You’re right David, I never saw peccary (horned pigs), dodgy Guatemalan salesman, or worryingly sized rats during my three years at Bournemouth University, but if I had, I’d have been prepared. Yes, we had a few wandering addicts by my halls from the nearby homeless centre but nothing like the slums in India – I didn’t go there either.

When you’ve taken the opportunity to see more than what’s on your doorstep it’s that initiative which broadens the mind. The will to have an experience out of your comfort zone - I gained an independence which made me wholly more confident and helped me hugely at university, from the lecture hall to the union nightclub.

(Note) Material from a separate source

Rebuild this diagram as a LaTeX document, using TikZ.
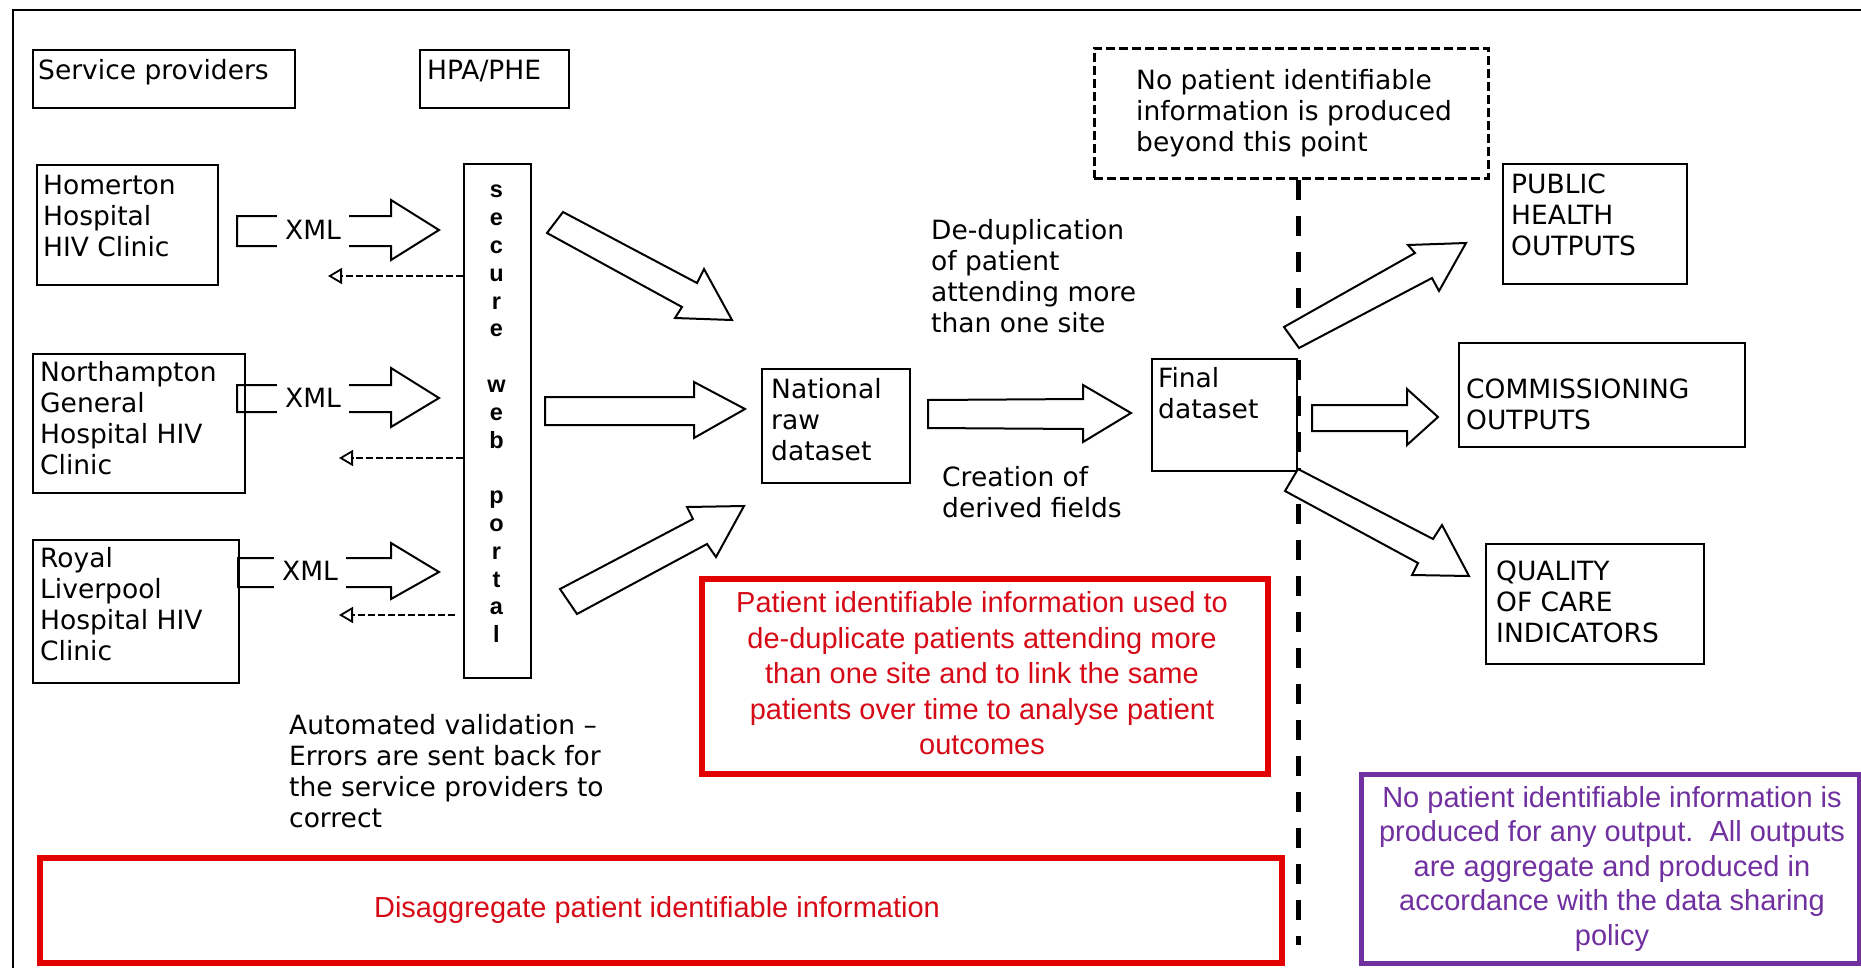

I didn’t change the world, but I’m sure some people do.

David Mitchell is looking down at those who have thoroughly enjoyed themselves during a year out, and for taking a leap into the unknown.

It’s this sneering which makes him the snob, calling us the "vociferous" type for flinging ourselves full force into foreign cultures and enjoying every minute of it (maybe not the diarrhoea and vomitting).

And David, I didn’t buy ethnic ponchos or beaded bracelets, I brought back a hankering for black bean soup along with an aggressively coloured hammock, which, by the way, I still use.

When you’re young, who cares, you’ve got the rest of your life to be serious, I’m just annoyed the tuition fees rise means so many won't be able to afford the same leap into the unknown.